-- Begin --

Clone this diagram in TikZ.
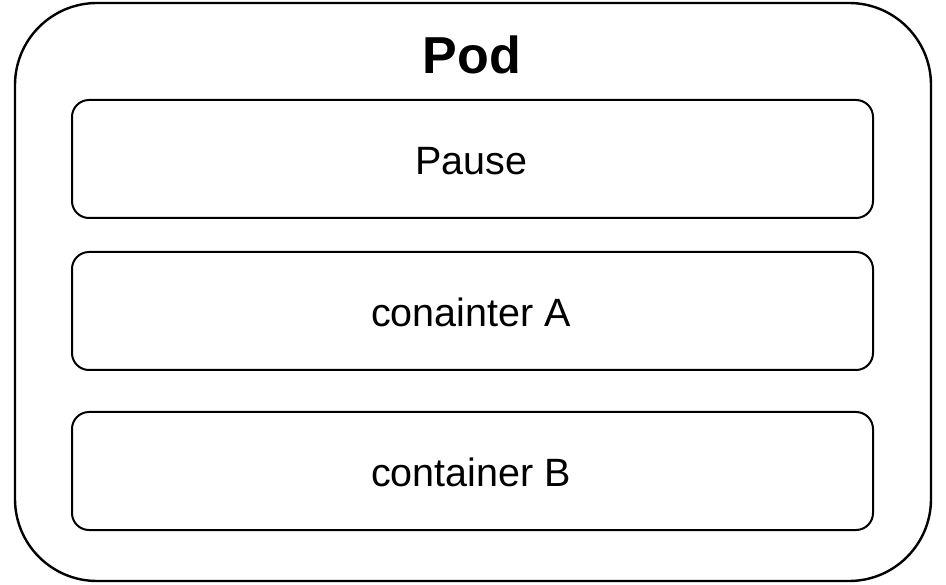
\documentclass[tikz,border=0pt]{standalone}
\usepackage{fontspec}
\setmainfont{Liberation Sans}
\begin{document}
\begin{tikzpicture}[x=1pt,y=-1pt,
  outerbox/.style={draw=black,line width=2.4pt,rounded corners=82pt},
  innerbox/.style={draw=black,line width=2pt,rounded corners=17pt},
  lbl/.style={anchor=base,inner sep=0pt,font=\fontsize{39.5}{46}\selectfont},
  title/.style={anchor=base,inner sep=0pt,font=\fontsize{52}{60}\selectfont\bfseries}]
\useasboundingbox (0,0) rectangle (946,585);
\draw[outerbox] (15,3) rectangle (931,581);
\draw[innerbox] (72,100) rectangle (873,218);
\draw[innerbox] (72,252) rectangle (873,370);
\draw[innerbox] (72,412) rectangle (873,530);
\node[title] (pod) at (472,73.5) {Pod};
\node[lbl] (pause) at (471,175) {Pause};
\node[lbl] (ca) at (471,327) {conainter A};
\node[lbl] (cb) at (471,486) {container B};
\end{tikzpicture}
\end{document}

-- End --

> TASK GOAL
Repeat the full listing above exactly, with no pictures in the copy.

> TASK RESPONSE
Clone this diagram in TikZ.
\documentclass[tikz,border=0pt]{standalone}
\usepackage{fontspec}
\setmainfont{Liberation Sans}
\begin{document}
\begin{tikzpicture}[x=1pt,y=-1pt,
  outerbox/.style={draw=black,line width=2.4pt,rounded corners=82pt},
  innerbox/.style={draw=black,line width=2pt,rounded corners=17pt},
  lbl/.style={anchor=base,inner sep=0pt,font=\fontsize{39.5}{46}\selectfont},
  title/.style={anchor=base,inner sep=0pt,font=\fontsize{52}{60}\selectfont\bfseries}]
\useasboundingbox (0,0) rectangle (946,585);
\draw[outerbox] (15,3) rectangle (931,581);
\draw[innerbox] (72,100) rectangle (873,218);
\draw[innerbox] (72,252) rectangle (873,370);
\draw[innerbox] (72,412) rectangle (873,530);
\node[title] (pod) at (472,73.5) {Pod};
\node[lbl] (pause) at (471,175) {Pause};
\node[lbl] (ca) at (471,327) {conainter A};
\node[lbl] (cb) at (471,486) {container B};
\end{tikzpicture}
\end{document}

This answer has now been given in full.